───── Exercise inputs

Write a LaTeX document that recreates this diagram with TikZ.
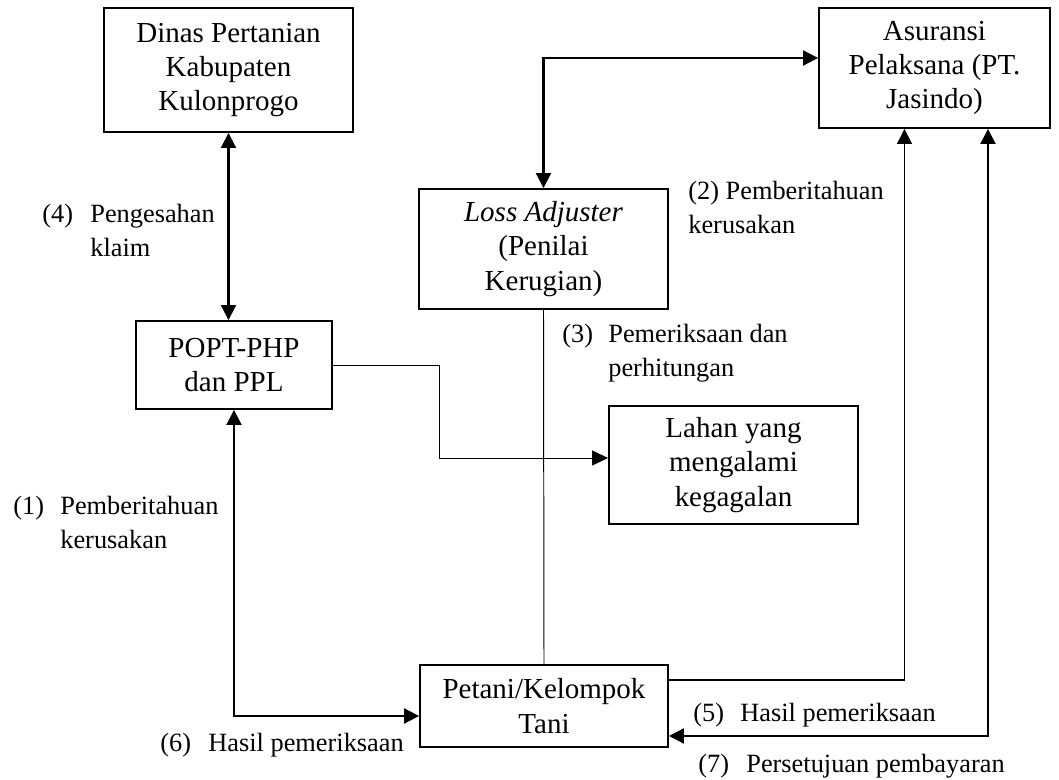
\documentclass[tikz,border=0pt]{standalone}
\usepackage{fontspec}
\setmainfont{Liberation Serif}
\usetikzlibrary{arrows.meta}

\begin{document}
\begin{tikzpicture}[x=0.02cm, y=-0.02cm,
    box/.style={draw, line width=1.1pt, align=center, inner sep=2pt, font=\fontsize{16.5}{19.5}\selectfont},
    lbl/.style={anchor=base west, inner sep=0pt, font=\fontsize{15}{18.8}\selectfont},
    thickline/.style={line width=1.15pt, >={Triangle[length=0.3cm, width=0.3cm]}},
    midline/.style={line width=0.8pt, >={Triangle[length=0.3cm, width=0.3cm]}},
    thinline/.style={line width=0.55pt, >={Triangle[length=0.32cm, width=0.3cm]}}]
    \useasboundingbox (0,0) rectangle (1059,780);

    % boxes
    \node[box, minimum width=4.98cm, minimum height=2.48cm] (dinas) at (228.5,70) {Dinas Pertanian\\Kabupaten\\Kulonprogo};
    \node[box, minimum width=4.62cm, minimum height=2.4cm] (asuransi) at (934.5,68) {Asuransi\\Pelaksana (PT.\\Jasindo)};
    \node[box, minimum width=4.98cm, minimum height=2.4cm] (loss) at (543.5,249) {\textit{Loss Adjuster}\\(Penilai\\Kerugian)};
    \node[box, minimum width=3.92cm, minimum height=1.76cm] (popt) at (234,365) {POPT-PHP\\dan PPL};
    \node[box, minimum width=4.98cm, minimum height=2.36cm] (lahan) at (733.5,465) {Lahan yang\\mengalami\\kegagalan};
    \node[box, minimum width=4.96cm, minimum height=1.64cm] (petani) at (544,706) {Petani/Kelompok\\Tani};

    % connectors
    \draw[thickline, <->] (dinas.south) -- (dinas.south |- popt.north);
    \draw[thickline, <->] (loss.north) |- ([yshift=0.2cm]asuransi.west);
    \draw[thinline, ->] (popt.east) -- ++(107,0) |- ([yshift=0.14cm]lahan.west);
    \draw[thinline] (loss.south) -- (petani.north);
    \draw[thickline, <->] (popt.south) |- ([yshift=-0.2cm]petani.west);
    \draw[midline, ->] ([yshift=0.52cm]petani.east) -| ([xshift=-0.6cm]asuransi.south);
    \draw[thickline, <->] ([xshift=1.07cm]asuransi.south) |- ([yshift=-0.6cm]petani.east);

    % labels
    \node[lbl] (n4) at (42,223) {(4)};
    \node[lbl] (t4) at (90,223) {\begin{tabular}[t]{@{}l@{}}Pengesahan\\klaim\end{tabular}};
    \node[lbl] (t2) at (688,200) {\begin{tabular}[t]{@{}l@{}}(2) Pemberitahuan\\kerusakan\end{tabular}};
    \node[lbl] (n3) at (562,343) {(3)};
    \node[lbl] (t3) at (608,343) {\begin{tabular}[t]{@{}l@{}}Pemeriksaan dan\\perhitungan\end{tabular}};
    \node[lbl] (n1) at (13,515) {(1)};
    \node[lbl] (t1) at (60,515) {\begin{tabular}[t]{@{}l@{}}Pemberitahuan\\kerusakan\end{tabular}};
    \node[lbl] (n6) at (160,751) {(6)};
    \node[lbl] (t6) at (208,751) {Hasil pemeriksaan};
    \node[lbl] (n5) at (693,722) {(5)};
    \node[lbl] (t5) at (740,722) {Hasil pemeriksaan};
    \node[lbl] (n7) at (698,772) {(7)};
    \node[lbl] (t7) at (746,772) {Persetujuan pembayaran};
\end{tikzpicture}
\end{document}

──────────
───── Exercise inputs

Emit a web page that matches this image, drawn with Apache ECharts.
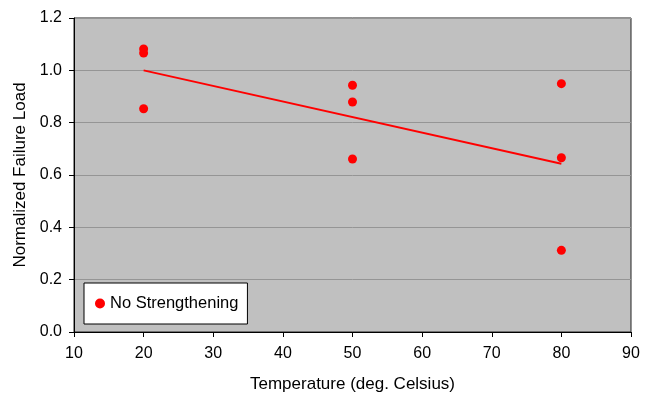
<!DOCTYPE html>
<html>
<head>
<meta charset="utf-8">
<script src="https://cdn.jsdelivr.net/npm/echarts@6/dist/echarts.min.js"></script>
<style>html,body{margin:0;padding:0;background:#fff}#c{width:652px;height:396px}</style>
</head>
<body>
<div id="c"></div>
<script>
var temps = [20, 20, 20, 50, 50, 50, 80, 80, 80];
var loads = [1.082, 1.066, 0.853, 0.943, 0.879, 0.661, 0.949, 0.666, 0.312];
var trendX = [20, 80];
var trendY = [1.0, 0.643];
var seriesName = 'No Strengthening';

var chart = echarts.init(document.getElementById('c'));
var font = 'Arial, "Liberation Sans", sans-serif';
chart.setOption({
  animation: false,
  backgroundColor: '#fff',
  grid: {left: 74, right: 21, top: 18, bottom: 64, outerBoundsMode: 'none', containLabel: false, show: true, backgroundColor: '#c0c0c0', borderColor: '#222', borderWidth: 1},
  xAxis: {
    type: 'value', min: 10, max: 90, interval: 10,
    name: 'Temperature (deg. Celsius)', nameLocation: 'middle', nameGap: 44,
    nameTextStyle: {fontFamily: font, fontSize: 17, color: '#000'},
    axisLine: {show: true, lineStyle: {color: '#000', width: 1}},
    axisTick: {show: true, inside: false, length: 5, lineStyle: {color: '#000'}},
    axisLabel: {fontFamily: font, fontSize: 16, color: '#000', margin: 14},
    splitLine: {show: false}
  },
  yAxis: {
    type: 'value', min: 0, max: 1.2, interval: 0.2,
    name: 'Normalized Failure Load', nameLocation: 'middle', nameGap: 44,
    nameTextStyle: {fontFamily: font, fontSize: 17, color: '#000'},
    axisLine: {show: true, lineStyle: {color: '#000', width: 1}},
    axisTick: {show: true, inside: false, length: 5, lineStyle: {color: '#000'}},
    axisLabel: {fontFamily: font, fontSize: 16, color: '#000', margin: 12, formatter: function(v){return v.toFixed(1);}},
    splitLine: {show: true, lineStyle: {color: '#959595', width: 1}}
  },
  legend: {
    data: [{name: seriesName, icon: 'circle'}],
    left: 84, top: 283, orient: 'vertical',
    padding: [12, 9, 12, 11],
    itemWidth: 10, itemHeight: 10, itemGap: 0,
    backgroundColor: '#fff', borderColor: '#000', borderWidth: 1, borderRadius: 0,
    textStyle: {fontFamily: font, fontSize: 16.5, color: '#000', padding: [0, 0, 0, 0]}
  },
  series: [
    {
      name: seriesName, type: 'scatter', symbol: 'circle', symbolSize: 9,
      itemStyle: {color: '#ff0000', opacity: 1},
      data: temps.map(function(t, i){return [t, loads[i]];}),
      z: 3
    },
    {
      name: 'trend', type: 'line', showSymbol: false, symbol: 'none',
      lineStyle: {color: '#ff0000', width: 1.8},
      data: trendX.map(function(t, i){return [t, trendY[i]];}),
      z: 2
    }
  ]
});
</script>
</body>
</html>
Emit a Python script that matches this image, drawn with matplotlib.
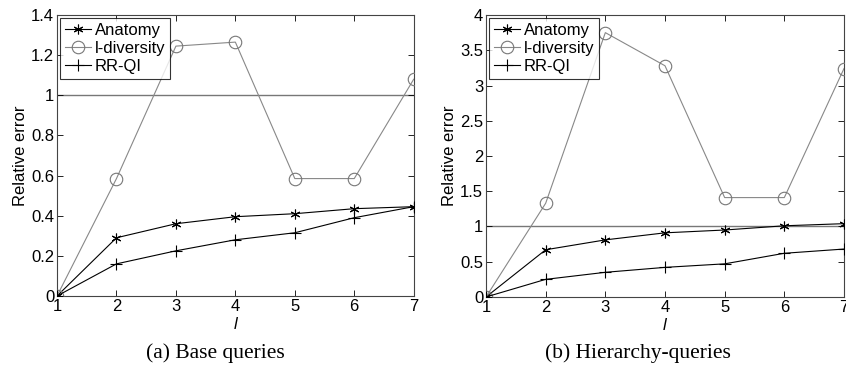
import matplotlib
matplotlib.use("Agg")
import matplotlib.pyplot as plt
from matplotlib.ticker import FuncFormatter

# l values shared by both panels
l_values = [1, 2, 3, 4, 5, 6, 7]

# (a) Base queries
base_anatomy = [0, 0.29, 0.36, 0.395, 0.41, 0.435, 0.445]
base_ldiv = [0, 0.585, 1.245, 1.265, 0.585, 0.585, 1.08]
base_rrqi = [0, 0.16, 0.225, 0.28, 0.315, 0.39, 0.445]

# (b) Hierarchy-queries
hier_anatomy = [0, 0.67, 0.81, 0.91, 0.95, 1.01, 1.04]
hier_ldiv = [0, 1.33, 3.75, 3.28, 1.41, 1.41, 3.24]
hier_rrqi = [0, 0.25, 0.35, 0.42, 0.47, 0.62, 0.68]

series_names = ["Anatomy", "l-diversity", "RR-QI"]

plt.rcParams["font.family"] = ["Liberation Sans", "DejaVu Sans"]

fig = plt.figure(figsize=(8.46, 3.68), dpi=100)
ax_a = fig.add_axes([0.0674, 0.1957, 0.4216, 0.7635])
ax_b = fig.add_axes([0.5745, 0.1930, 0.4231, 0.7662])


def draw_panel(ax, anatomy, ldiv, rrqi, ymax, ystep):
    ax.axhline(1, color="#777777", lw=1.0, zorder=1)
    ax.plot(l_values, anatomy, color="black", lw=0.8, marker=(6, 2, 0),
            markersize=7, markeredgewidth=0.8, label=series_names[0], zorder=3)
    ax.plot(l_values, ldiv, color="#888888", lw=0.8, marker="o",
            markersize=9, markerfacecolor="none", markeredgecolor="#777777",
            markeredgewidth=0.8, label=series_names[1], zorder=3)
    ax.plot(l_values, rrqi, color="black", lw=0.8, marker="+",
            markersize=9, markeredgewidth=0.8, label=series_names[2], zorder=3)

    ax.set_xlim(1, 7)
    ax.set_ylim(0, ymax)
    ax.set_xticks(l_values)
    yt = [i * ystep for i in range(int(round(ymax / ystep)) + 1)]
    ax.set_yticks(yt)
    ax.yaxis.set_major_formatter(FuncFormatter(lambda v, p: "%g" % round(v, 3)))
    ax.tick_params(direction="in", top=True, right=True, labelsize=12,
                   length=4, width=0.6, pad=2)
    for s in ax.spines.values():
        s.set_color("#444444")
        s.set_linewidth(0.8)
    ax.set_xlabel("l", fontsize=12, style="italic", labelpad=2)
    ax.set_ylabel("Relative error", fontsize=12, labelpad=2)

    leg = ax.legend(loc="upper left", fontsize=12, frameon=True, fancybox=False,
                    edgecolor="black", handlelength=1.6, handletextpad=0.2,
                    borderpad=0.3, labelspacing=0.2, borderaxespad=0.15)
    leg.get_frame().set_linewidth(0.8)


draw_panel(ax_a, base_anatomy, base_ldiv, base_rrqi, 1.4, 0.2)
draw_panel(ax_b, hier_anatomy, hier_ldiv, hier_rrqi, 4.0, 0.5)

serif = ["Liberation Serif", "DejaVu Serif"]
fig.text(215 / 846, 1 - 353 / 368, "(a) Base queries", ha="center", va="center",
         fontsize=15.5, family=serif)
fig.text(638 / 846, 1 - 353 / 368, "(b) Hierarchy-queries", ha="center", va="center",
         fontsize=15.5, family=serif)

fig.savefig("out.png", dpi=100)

──────────

=== Goal of the exercise ===
Copy only the lines above from the one containing "Write a LaTeX" through the one containing "(0,0) rectangle (1059,780);", both included. Leave out the pictures.

=== Exercise answer ===
Write a LaTeX document that recreates this diagram with TikZ.
\documentclass[tikz,border=0pt]{standalone}
\usepackage{fontspec}
\setmainfont{Liberation Serif}
\usetikzlibrary{arrows.meta}

\begin{document}
\begin{tikzpicture}[x=0.02cm, y=-0.02cm,
    box/.style={draw, line width=1.1pt, align=center, inner sep=2pt, font=\fontsize{16.5}{19.5}\selectfont},
    lbl/.style={anchor=base west, inner sep=0pt, font=\fontsize{15}{18.8}\selectfont},
    thickline/.style={line width=1.15pt, >={Triangle[length=0.3cm, width=0.3cm]}},
    midline/.style={line width=0.8pt, >={Triangle[length=0.3cm, width=0.3cm]}},
    thinline/.style={line width=0.55pt, >={Triangle[length=0.32cm, width=0.3cm]}}]
    \useasboundingbox (0,0) rectangle (1059,780);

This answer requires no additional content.